162 Vt. at 310, 648 A.2d at 643.
¶ 28. Although I remain in accord with the reasoning of Delisle, and believe Bailey is the preferable standard for state constitutional claims, I maintain the narrowness of its scope limits its application to those cases where the missing evidence pertains directly to a criminal defendant’s guilt or innocence, such that its *164absence makes the presentation of a defense more difficult. To that end, I believe that in its extension beyond exculpatory evidence, to all “potentially useful evidence,” Youngblood can fill the gap. 488 U.S. at 58.
¶ 24. Youngblood has been used in this manner in other jurisdictions. For example, in State v. Geeslin, the Ohio Supreme Court considered a case where a trooper accidentally recorded over patrol car footage of a defendant’s stop, such that the “only relevant events remaining on the videotape relating to [the defendant’s] arrest are those that occurred after [the defendant] was stopped.” 2007-Ohio-5239, 878 N.E.2d 1, at ¶ 4. The court recognized that the missing evidence “would not have been used for the purpose of establishing [the defendant’s] guilt or innocence,” but instead, would serve to “challenge or corroborate the justification for the stop.” Id. ¶ 12. Because the missing footage was relevant “only with regard to the validity of the stop that led to [the defendant’s] arrest,” the court concluded it was not materially exculpatory evidence under Brady, but instead, fell into the category of potentially useful evidence. Id. ¶ 13. Accordingly, the Ohio high court applied the second Youngblood test to determine whether the trooper acted in bad faith in recording over the footage. Id. ¶ 14; see also United States v. Houston, 548 F.3d 1151, 1155 (8th Cir. 2008) (applying Youngblood test where officers failed to preserve video evidence of traffic stop); Ellis v. State, 77 So. 3d 1119, 1124 (Miss. Ct. App. 2011) (applying bad faith test to erasure of memory card of defendant’s traffic stop); Higginbotham v. State, 416 S.W.3d 921, 926 n.1 (Tex. App. 2013) (observing if defendant could argue State failed to preserve in-car camera recording showing what transpired at arrest in bad faith, he could prevail on claim under Youngblood).
¶ 25. I agree that defendants like the one in the instant case should not be without recourse when seeking to challenge undisclosed, unpreserved, or even “noncreated” evidence that bears on suppression of evidence because of the possibility of a constitutional violation. On the other hand, a rule created to implement fully the State’s duty to prove guilt beyond a reasonable doubt and fairly disclose exculpatory evidence does not neatly apply in connection with factfinding where the defendant has the burden of proof and guilt is not being determined. Indeed, the real issue is the scope of the exclusionary rule.

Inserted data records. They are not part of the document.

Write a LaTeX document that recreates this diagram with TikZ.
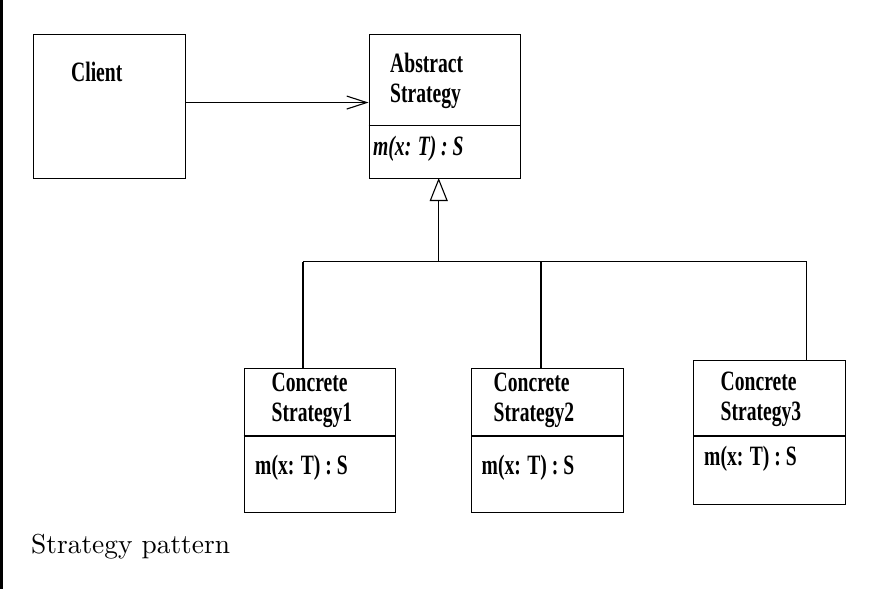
\documentclass[tikz,border=0pt]{standalone}
\usepackage{fontspec}
\newfontfamily\umlfont[FakeStretch=0.7]{Liberation Serif}
\usetikzlibrary{arrows.meta}
\begin{document}
\begin{tikzpicture}[x=1pt,y=-1pt,
  box/.style={draw,line width=1.1pt,rectangle,inner sep=0pt,anchor=north west,minimum width=151.5pt},
  lbl/.style={anchor=base west,inner sep=0pt,font=\umlfont\bfseries\fontsize{28}{30}\selectfont},
  ilbl/.style={lbl,font=\umlfont\bfseries\itshape\fontsize{28}{30}\selectfont},
  conn/.style={line width=1.1pt},
]
\useasboundingbox (0,0) rectangle (870,589);
\fill[black] (0,0) rectangle (2.5,589);
% boxes
\node[box,minimum height=144pt] (client) at (33,34) {};
\node[box,minimum height=144pt] (abs) at (368.5,34) {};
\node[box,minimum height=144pt] (c1) at (243.5,368) {};
\node[box,minimum height=144pt] (c2) at (471,368) {};
\node[box,minimum height=144pt] (c3) at (693,360) {};
% dividers
\draw[conn] (368.5,125.5) -- (520,125.5);
\draw[conn] (243.5,436) -- (395,436);
\draw[conn] (471,436) -- (622.5,436);
\draw[conn] (693,436) -- (844.5,436);
% texts
\node[lbl] (tclient) at (71,81) {Client};
\node[lbl] (tabs1) at (390,72) {Abstract};
\node[lbl] (tabs2) at (390,102) {Strategy};
\node[ilbl] (tabsm) at (373,155) {m(x: T) : S};
\node[lbl] (tc1a) at (271.5,391) {Concrete};
\node[lbl] (tc1b) at (271.5,421) {Strategy1};
\node[lbl] (tc1m) at (255,474) {m(x: T) : S};
\node[lbl] (tc2a) at (493.5,391) {Concrete};
\node[lbl] (tc2b) at (493.5,421) {Strategy2};
\node[lbl] (tc2m) at (481.5,474) {m(x: T) : S};
\node[lbl] (tc3a) at (720.5,390) {Concrete};
\node[lbl] (tc3b) at (720.5,420) {Strategy3};
\node[lbl] (tc3m) at (704,465) {m(x: T) : S};
% association
\draw[conn,-{Straight Barb[length=20pt,width=13pt,line width=1.1pt]}] ([yshift=4pt]client.east) -- ([yshift=4pt]abs.west);
% generalization
\coordinate (bus) at (438.7,261.5);
\coordinate (tip) at (438.7,178);
\coordinate (d1) at (303,261.5);
\coordinate (d2) at (541,261.5);
\coordinate (d3) at (806.5,261.5);
\draw[conn,-{Triangle[open,length=23pt,width=18pt,line width=1.1pt]}] (bus) -- (tip);
\draw[conn] (d1) -- (d3);
\draw[conn] (d1) -- (d1 |- c1.north);
\draw[conn] (d2) -- (d2 |- c2.north);
\draw[conn] (d3) -- (d3 |- c3.north);
% caption
\node[anchor=base west,inner sep=0pt] (cap) at (31,553) {\scalebox{2.74}{\fontsize{10}{12}\selectfont Strategy pattern}};
\end{tikzpicture}
\end{document}
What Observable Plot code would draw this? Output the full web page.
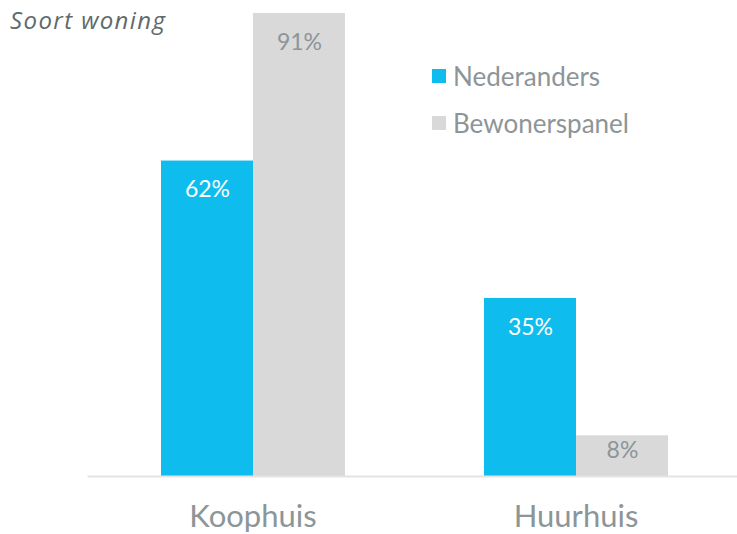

¶ 26. I recognize that Vermont has diverged from the federal courts in its development of a broad exclusionary rule. In State v. *165Oakes, we noted that the United States Supreme Court treats the federal exclusionary rule as “a judicially created remedy rather than a constitutional right,” and as such, focuses on weighing the costs and benefits associated with applying the rule in particular circumstances. 157 Vt. 171, 174, 598 A.2d 119, 122 (1991). Instead, we recognized that our state exclusionary rule “effectuates Article 11 rights” and that reliance on an empirical assessment would “disserve those rights.” Id. at 174, 175, 598 A.2d at 121, 122; see also State v. Badger, 141 Vt. 430, 453, 450 A.2d 336, 349 (1982) (concluding introduction of ill-gotten evidence at trial “eviscerates our most sacred rights, impinges on individual privacy, perverts our judicial process, distorts any notion of fairness, and encourages official misconduct”).
¶ 27. However, application of the exclusionary rule as the appropriate remedy requires “demonstrating a connection between the constitutional violation and the physical evidence seized.” State v. Delaoz, 2010 VT 65, ¶ 15, 189 Vt. 385, 22 A.3d 388, superseded by statute on other grounds (noting also that exclusionary rule applies only where challenged evidence “discovered through exploitation of an illegality” and that defendant must show causal relationship between unlawful conduct and discovery of evidence). Accordingly, for a claim based only on a police officer’s negligence, with no proof there was actually a constitutional violation, I see no reason to expand the exclusionary rule here. See also State v. Lussier, 171 Vt. 19, 30, 757 A.2d 1017, 1025 (2000) (emphasizing focus of analysis of scope of exclusionary rule “should be on the individual constitutional rights at stake”). I believe Youngblood affords defendant sufficient recourse in the situation present here.
¶ 28. Under the Youngblood standard, defendant in this case must prove that the officer acted in bad faith in failing to turn on the video system. There is no evidence of bad faith and defendant has not claimed it. For that reason, and the reasoning of the majority, I would affirm.